DeHaat, a startup that offers a wide-range of agricultural services to farmers in India, has raised $60 million in a new funding round as it looks to deepen its penetration in the country and reach break-even profitability within two years.
Sofina Ventures and Temasek co-led the Patna and Gurgaon-headquartered startup’s Series E funding, it said, at a valuation between $700 million and $800 million, according to a person familiar with the matter. Existing backers RTP Global Partners, Prosus Ventures and Lightrock India also participated in the new round.
Farming is a $350 billion industry in India, but farmers face a myriad of challenges in the country that were largely unaddressed until upstarts such as DeHaat arrived on the scene. Farmers struggle with securing agri-inputs, finding buyers for their produce and in maintaining enough runway.
Giants such as Reliance and Adani Group offer some services to farmers, but their involvement in the agriculture sector remains largely limited. A fast-growing population and climate change mean Indian farmers need to adopt technology quickly to improve – and maintain – their yields.
DeHaat uses artificial intelligence to help 1.5 million farmers across 11 states, 110,000 villages and over 150 zip codes in India source raw materials, find advisory and credit services, and sell crops.
The startup has onboarded over 2,000 agricultural institutions including input manufacturers, food and consumer goods giants, banks, insurance firms.
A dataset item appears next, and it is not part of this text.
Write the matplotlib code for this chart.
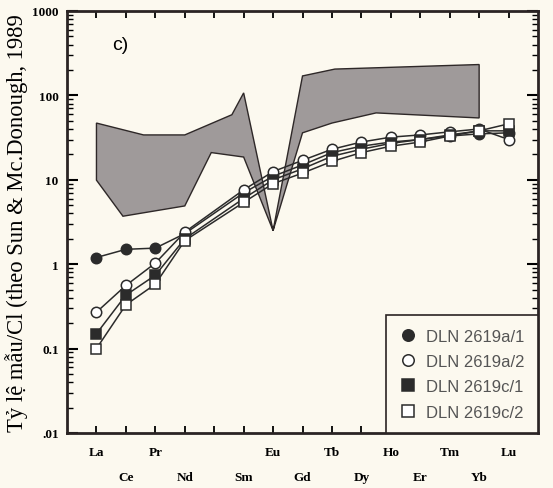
import numpy as np
import matplotlib
matplotlib.use("Agg")
import matplotlib.pyplot as plt
from matplotlib.ticker import LogLocator, NullFormatter, FixedLocator

# Nguyen to dat hiem (Pm khong co so lieu)
nguyen_to = ['La', 'Ce', 'Pr', 'Nd', 'Pm', 'Sm', 'Eu', 'Gd', 'Tb', 'Dy', 'Ho', 'Er', 'Tm', 'Yb', 'Lu']
ree = ['La', 'Ce', 'Pr', 'Nd', 'Sm', 'Eu', 'Gd', 'Tb', 'Dy', 'Ho', 'Er', 'Tm', 'Yb', 'Lu']

dln_a1 = [1.2, 1.5, 1.55, 2.3, 7.0, 11.0, 15.0, 21.0, 25.0, 28.0, 30.0, 33.0, 35.0, 36.0]
dln_a2 = [0.27, 0.56, 1.03, 2.4, 7.6, 12.5, 17.0, 23.0, 28.0, 32.0, 34.0, 37.0, 40.0, 30.0]
dln_c1 = [0.15, 0.43, 0.74, 2.0, 6.0, 10.0, 13.5, 19.0, 23.0, 27.0, 30.0, 34.0, 38.0, 38.0]
dln_c2 = [0.10, 0.33, 0.58, 1.9, 5.4, 9.0, 12.0, 16.5, 21.0, 25.0, 28.0, 33.0, 38.0, 46.0]

# Truong so sanh (dinh da giac, theo vi tri nguyen to)
truong_x = [0, 1.6, 3, 4.6, 5, 6, 7, 8.1, 13, 13, 9.5, 8, 7, 6, 5, 3.9, 3, 0.9, 0]
truong_y = [47, 34, 34, 59, 107, 2.5, 170, 205, 232, 54, 62, 47, 36, 2.5, 18.6, 21, 4.9, 3.7, 9.9]

chu_thich = ['DLN 2619a/1', 'DLN 2619a/2', 'DLN 2619c/1', 'DLN 2619c/2']

nen = '#fcf9ef'
fig = plt.figure(figsize=(5.53, 4.89), dpi=100, facecolor=nen)
ax = fig.add_axes([0.1212, 0.1125, 0.8517, 0.863], facecolor=nen)

xr = [nguyen_to.index(e) for e in ree]

ax.fill(truong_x, truong_y, facecolor='#9f9a9a', edgecolor='#2e2828', lw=1.0, zorder=1)

kieu = [dict(marker='o', mfc='#2b2b2b'), dict(marker='o', mfc='white'),
        dict(marker='s', mfc='#2b2b2b'), dict(marker='s', mfc='white')]
for vals, k, ten in zip([dln_a1, dln_a2, dln_c1, dln_c2], kieu, chu_thich):
    ax.plot(xr, vals, color='#2b2b2b', lw=1.1, ms=7.5, mec='#2b2b2b', mew=1.1,
            label=ten, zorder=3, **k)

ax.set_yscale('log')
ax.set_ylim(0.01, 1000)
ax.set_xlim(-1, 15)

ax.yaxis.set_minor_locator(LogLocator(base=10, subs=np.arange(2, 10), numticks=10))
ax.yaxis.set_minor_formatter(NullFormatter())
ax.set_yticks([0.01, 0.1, 1, 10, 100, 1000])
ax.set_yticklabels(['.01', '0.1', '1', '10', '100', '1000'],
                   fontfamily='Liberation Serif', fontweight='bold', fontsize=9.5)
ax.tick_params(axis='y', which='major', direction='in', length=8, width=1.5,
               left=True, right=True, pad=6)
ax.tick_params(axis='y', which='minor', direction='in', length=4, width=1.0,
               left=True, right=True)

ax.xaxis.set_major_locator(FixedLocator(range(len(nguyen_to))))
ax.set_xticklabels([])
ax.tick_params(axis='x', which='major', direction='in', length=5, width=1.3,
               top=True, bottom=True)

for i, e in enumerate(nguyen_to):
    if e == 'Pm':
        continue
    yoff = -0.045 if i % 2 == 0 else -0.105
    ax.text(i, yoff, e, transform=ax.get_xaxis_transform(), ha='center', va='center',
            fontfamily='Liberation Serif', fontweight='bold', fontsize=9.5)

for s in ax.spines.values():
    s.set_linewidth(2)
    s.set_color('#2b2424')

ax.set_ylabel('Tỷ lệ mẫu/Cl (theo Sun & Mc.Donough, 1989', fontfamily='Liberation Serif',
              fontsize=16.3, labelpad=3)
ax.text(0.095, 0.92, 'c)', transform=ax.transAxes, fontfamily='Liberation Sans',
        fontsize=14, va='center')

leg = ax.legend(loc='lower right', prop={'family': 'Liberation Sans', 'size': 12},
                frameon=True, fancybox=False, borderaxespad=0, handletextpad=0.6,
                labelspacing=0.62, borderpad=0.8, handlelength=1.0, markerscale=1.1)
leg.get_frame().set_edgecolor('#2b2424')
leg.get_frame().set_linewidth(1.2)
leg.get_frame().set_facecolor(nen)
leg.get_frame().set_alpha(1)
for t in leg.get_texts():
    t.set_color('#555555')
for h in leg.legend_handles:
    h.set_linestyle('None')

fig.savefig('out.png', dpi=100, facecolor=nen)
It works with over 10,000 micro-entrepreneurs who help the startup run a maze of last-mile supply chains.
In the past two years, DeHaat has aggressively expanded across several key Indian states, and co-founder and chief executive Shashank Kumar told TechCrunch in an interview that the startup will focus on deepening its presence across the zip codes where it’s already operational and reaching break-even profitability in 12 months.
The new funding provides DeHaat with up to 40 months of runway, during which time Kumar said the startup will be profitable. “At least for the next three to five months, we are not adding any new geographies. We will continue to serve more farmers and broaden our network of centers in the states where we are operational,” he said.
Kumar acknowledged that raising funds in the current market scenario isn’t a walk in the park. “The lens is different – everyone is looking for assets that have a clear path to profitability. In that way, DeHaat had its own advantage – our unit economics are very strong, whatever burn we have is for adding geographies. We raised the round to be ready for all the future opportunities,” said Kumar, adding that the startup still has about two-thirds of the funds left from the previous $115 million funding round.
He said the startup, which has acquired half a dozen firms in the recent quarters, sees more m&a potential on the horizon and is ready to execute when it finds the right partners.